You’ve probably heard the old cliché that Washington was built on a swamp. It wasn’t, but much of the National Mall is built on land reclaimed from the Potomac River and its wetlands, and much of downtown, and the heart of the federal government, is built on low-lying land vulnerable to flooding. That risk is increasing due to climate change and sea level rise.
After devastating flooding in 2006, when a so-called 200-year storm dropped 7 inches of rain in one day on the District, a new removable levee wall was built on 17th St. NW, near the Washington Monument. Flooding from that storm shut down IRS Headquarters, the Commerce Department, the Justice Department, and the National Archives and several Smithsonian museums, and caused tens of millions of dollars of damage.
On Wednesday, the National Park Service conducted its yearly test of the levee closure, using a crane to install 27 aluminum panels across the roadway, held in place by nine steel posts.

“The parts are stored on flatbed trucks at the National Park Service Maintenance Facility up in Brentwood so they can be deployed at a moment’s notice,” explains NPS spokesperson Mike Litterst. This year, the panels were installed in about an hour and a half, plus travel. That’s plenty of time, Litterst says, to have the levee ready to stop a rising Potomac.
The spot on 17th St. where the levee closure is located is historically not just flood-prone, but actually part of the river. What is now the intersection of 17th and Constitution was, some 200 years ago, the confluence of Tiber Creek and the Potomac River.
The levee system dates back to the 1940s, constructed by the Civilian Conservation Corps after what was known as the Great Potomac Flood, in 1936. The system includes 12-ft. high earthen berms running along the north side of the reflecting pool, inconspicuously integrated into the landscaping.
At 17th St., engineers left a gap that could be filled in ahead of predicted flooding.

“You brought in truckloads of soil and you placed it across the street, and you put poly sheeting over top and some sandbags around it, and that was it,” says Alex Baldowski, with the U.S. Army Corps of Engineers.
The sandbag system had some drawbacks. “It’s hard to clean up. It’s also hard to bring into place. It takes a lot of manpower, it takes a lot of materials, takes a lot of time and effort,” says Baldowski.
And, most importantly, it didn’t work very well.

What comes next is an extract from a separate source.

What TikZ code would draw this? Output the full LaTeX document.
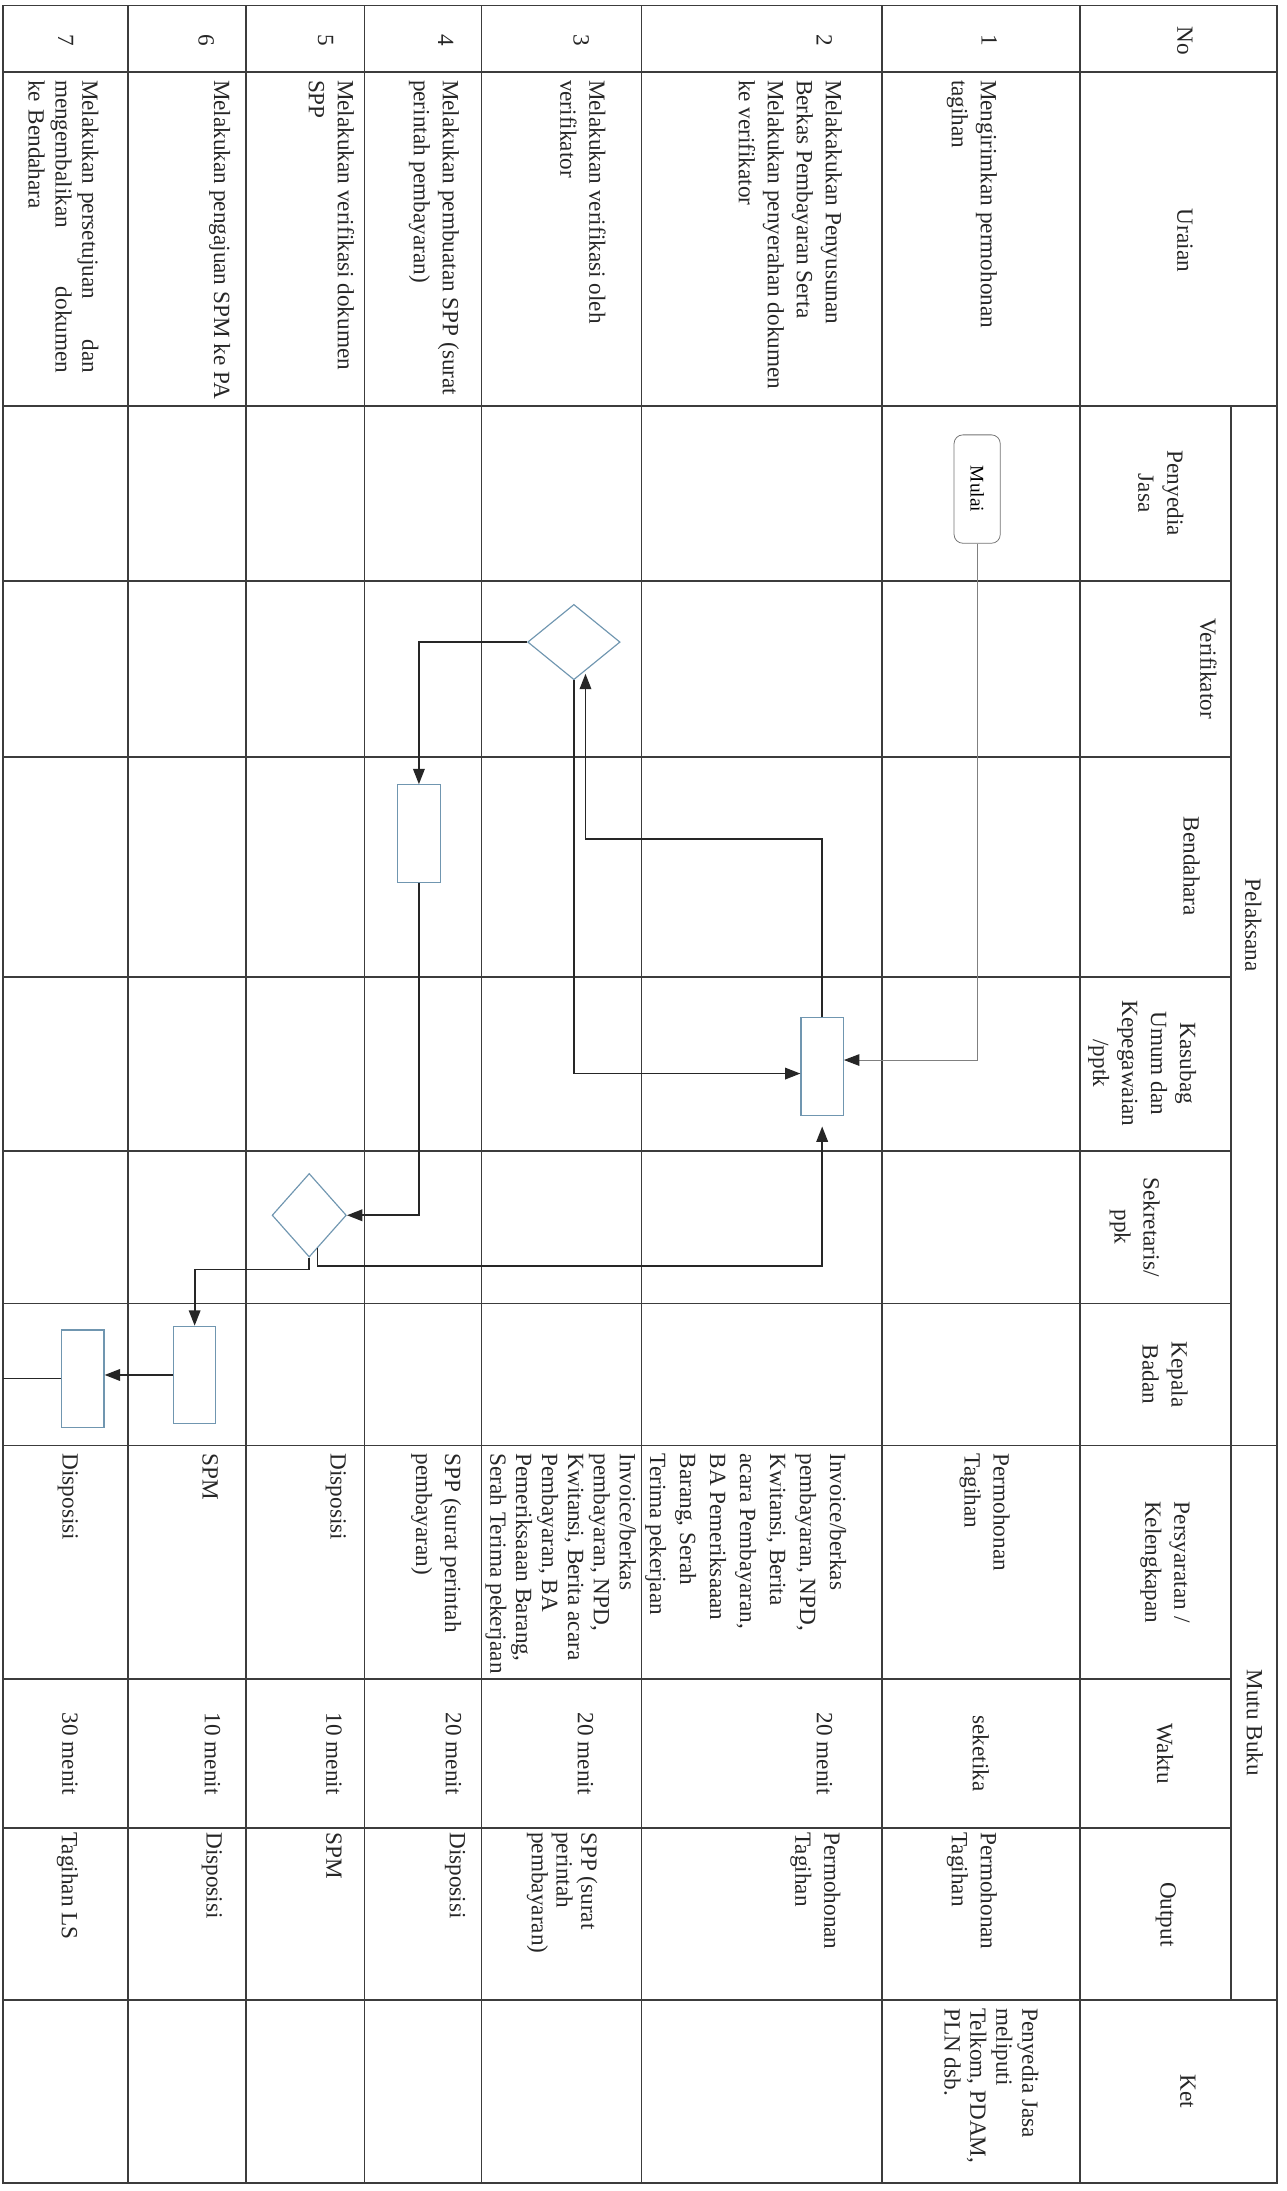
\documentclass[tikz,border=0pt]{standalone}
\usepackage{fontspec}
\setmainfont{Liberation Serif}
\usepackage{xcolor}
\usepackage{tikz}
\usetikzlibrary{shapes.geometric, arrows.meta, calc}

\definecolor{boxblue}{RGB}{112,150,176}
\definecolor{gridgray}{RGB}{60,60,60}
\newcommand{\cellfont}{\fontsize{12}{15}\selectfont}

\begin{document}
\begin{tikzpicture}[
  x=0.254mm, y=-0.254mm,
  grid/.style={draw=gridgray, line width=0.9pt, line cap=rect},
  head/.style={rotate=-90, align=center, inner sep=0pt, font=\cellfont, text=black!85},
  cell/.style={rotate=-90, anchor=north west, align=left, inner sep=0pt, font=\cellfont, text=black!85},
  proc/.style={draw=boxblue, line width=0.6pt, minimum width=7.7mm, minimum height=17.7mm, inner sep=0pt},
  dec/.style={diamond, draw=boxblue, line width=0.6pt, inner sep=0pt},
  start/.style={draw=black!55, rounded corners=1.6mm, rotate=-90, minimum width=19.7mm,
                minimum height=8.4mm, inner sep=0pt, font=\fontsize{10}{12}\selectfont},
  flow/.style={-{Triangle[length=2.8mm,width=2.1mm]}, draw=black!85, line width=0.9pt},
  thinflow/.style={-{Triangle[length=2.8mm,width=2.1mm,color=black!85]}, draw=black!50, line width=0.5pt}
]
  \useasboundingbox (0,0) rectangle (921,1568);

  % table grid
  \foreach \y in {4, 51.3, 290.5, 1034.5, 1431.4, 1562}
    \draw[grid] (2,\y) -- (914,\y);
  \foreach \y in {415.8, 541.5, 699, 823.8, 932.9, 1201.7, 1308.2}
    \draw[grid] (2,\y) -- (881,\y);
  \foreach \x in {2, 91.5, 175.8, 260.8, 344.6, 459.1, 631.4, 773, 914}
    \draw[grid] (\x,4) -- (\x,1562);
  \draw[grid] (881,290.5) -- (881,1431.4);

  % header
  \node[head] (hno) at (848,29) {No};
  \node[head] (hur) at (848,172) {Uraian};
  \node[head] (hpel) at (897,662) {Pelaksana};
  \node[head] (hmutu) at (898,1233) {Mutu Buku};
  \node[head] (hket) at (850,1496.5) {Ket};
  \node[head] (hpj) at (830.7,353) {Penyedia\\Jasa};
  \node[head] (hver) at (864.7,478.6) {Verifikator};
  \node[head] (hben) at (852.8,620) {Bendahara};
  \node[head] (hkas) at (817.5,761) {Kasubag\\Umum dan\\Kepegawaian\\/pptk};
  \node[head] (hsek) at (812,878) {Sekretaris/\\ppk};
  \node[head] (hkep) at (833.7,983.7) {Kepala\\Badan};
  \node[head] (hsyr) at (833.7,1118) {Persyaratan /\\Kelengkapan};
  \node[head] (hwkt) at (833.7,1255) {Waktu};
  \node[head] (hout) at (834.4,1370) {Output};

  % nomor
  \node[head] (n1) at (708,29) {1};
  \node[head] (n2) at (590,29) {2};
  \node[head] (n3) at (416,29) {3};
  \node[head] (n4) at (319,29) {4};
  \node[head] (n5) at (233,29) {5};
  \node[head] (n6) at (147.5,29) {6};
  \node[head] (n7) at (47,29) {7};

  % uraian
  \node[cell] (u1) at (713.8,57) {Mengirimkan permohonan\\tagihan};
  \node[cell] (u2) at (602.8,57) {Melakakukan Penyusunan\\Berkas Pembayaran Serta\\Melakukan penyerahan dokumen\\ke verifikator};
  \node[cell] (u3) at (433.8,57) {Melakukan verifikasi oleh\\verifikator};
  \node[cell] (u4) at (328.8,57) {Melakukan pembuatan SPP (surat\\perintah pembayaran)};
  \node[cell] (u5) at (253.8,57) {Melakukan verifikasi dokumen\\SPP};
  \node[cell] (u6) at (165,57) {Melakukan pengajuan SPM ke PA};
  \node[cell, text width=5.33cm, font=\fontsize{12}{13.9}\selectfont] (u7) at (70.8,57)
    {Melakukan persetujuan\hfill dan\\mengembalikan\hfill dokumen\\ke Bendahara};

  % persyaratan / kelengkapan
  \node[cell] (p1) at (722.8,1040) {Permohonan\\Tagihan};
  \node[cell, font=\fontsize{12}{15.5}\selectfont] (p2) at (605.8,1040)
    {Invoice/berkas\\pembayaran, NPD,\\Kwitansi, Berita\\acara Pembayaran,\\BA Pemeriksaaan\\Barang, Serah\\Terima pekerjaan};
  \node[cell, font=\fontsize{12}{13.4}\selectfont] (p3) at (455.4,1040)
    {Invoice/berkas\\pembayaran, NPD,\\Kwitansi, Berita acara\\Pembayaran, BA\\Pemeriksaaan Barang,\\Serah Terima pekerjaan};
  \node[cell] (p4) at (330.4,1040) {SPP (surat perintah\\pembayaran)};
  \node[cell] (p5) at (247.8,1040) {Disposisi};
  \node[cell] (p6) at (156.3,1040) {SPM};
  \node[cell] (p7) at (56,1040) {Disposisi};

  % waktu
  \node[head] (w1) at (702,1255) {seketika};
  \node[head] (w2) at (590,1255) {20 menit};
  \node[head] (w3) at (419,1255) {20 menit};
  \node[head] (w4) at (324.6,1255) {20 menit};
  \node[head] (w5) at (239,1255) {10 menit};
  \node[head] (w6) at (152,1255) {10 menit};
  \node[head] (w7) at (50,1255) {30 menit};

  % output
  \node[cell] (o1) at (713.8,1311) {Permohonan\\Tagihan};
  \node[cell] (o2) at (601.8,1311) {Permohonan\\Tagihan};
  \node[cell, font=\fontsize{12}{12.8}\selectfont] (o3) at (427.8,1311) {SPP (surat\\perintah\\pembayaran)};
  \node[cell] (o4) at (333.3,1311) {Disposisi};
  \node[cell] (o5) at (244.8,1311) {SPM};
  \node[cell] (o6) at (159.2,1311) {Disposisi};
  \node[cell] (o7) at (56,1311) {Tagihan LS};

  % keterangan
  \node[cell, font=\fontsize{12}{13.4}\selectfont] (k1) at (743.4,1437)
    {Penyedia Jasa\\meliputi\\Telkom, PDAM,\\PLN dsb.};

  % flow shapes
  \node[start] (mulai) at (699.3,350) {Mulai};
  \node[dec, minimum width=16.8mm, minimum height=13.7mm] (verif) at (410.7,459.5) {};
  \node[proc] (kasu) at (588.4,763.3) {};
  \node[proc] (bend) at (299.8,596.5) {};
  \node[dec, minimum width=13.5mm, minimum height=15.2mm] (sek) at (221.3,869.7) {};
  \node[proc] (kep1) at (139.3,984) {};
  \node[proc] (kep2) at (59.3,986.6) {};
  \coordinate (keluar) at (2,986.6);

  % connectors
  \draw[thinflow] (mulai.east) |- ($(kasu.east)+(0,-4.7)$);
  \draw[flow] (verif.south) |- ($(kasu.west)+(0,5)$);
  \draw[flow] (kasu.north) -- ++(0,-127.8) -| ($(verif.south)+(8.3,-4.7)$);
  \draw[flow] (verif.west) -| (bend.north);
  \draw[flow] (bend.south) |- (sek.east);
  \draw[flow] ($(sek.south)+(5.9,-6.7)$) -- ++(0,12.6) -| ($(kasu.south)+(0,7.6)$);
  \draw[flow] (sek.south) -- ++(0,8.4) -| (kep1.north);
  \draw[flow] (kep1.west) -- (kep1.west -| kep2.east);
  \draw[draw=black!85, line width=0.9pt] (kep2.west) -- (keluar);
\end{tikzpicture}
\end{document}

In 2014, the Army Corps completed the new levee closure, which includes permanent curved stone walls on both sides of 17th in addition to the temporary aluminum panels.
The levee closure protects $14 billion of property in Federal Triangle and other parts of downtown, where 40,000 people work and live. It can contain flood waters from a 100-year storm — a storm with a 1-in-100 chance of occurring in any given year.
However, global warming is changing that calculation.
As distant glaciers and ice sheets melt, raising the level of the world’s oceans, the Potomac River is rising too. The Potomac is tidal — influenced by the ocean’s level and tides — from its mouth at the Chesapeake Bay to Little Falls, at the north end of the District. The Potomac has already risen about 1 ft. from historic levels, and could rise another 3 ft. by 2080. At the same time, heavy rain events are becoming more common. What was historically considered a 100-year storm is likely to have a 1-in-25 chance of occurring each year by 2050.
When the levee system was built in the 40s, “climate change wasn’t a known idea and neither was sea level rise,” Baldowski says. “So in terms of the project being built to take those into account, it was not.”
As the climate changes, he says, “you’re more likely to put this closure structure up on a more regular basis.”
And, the levee only protects from Potomac River flooding, not from what’s known as interior flooding, where city storm drains are overwhelmed by heavy rain, causing water to back up and flood streets and buildings.
This story was updated to correct the spelling of Alex Baldowski’s name.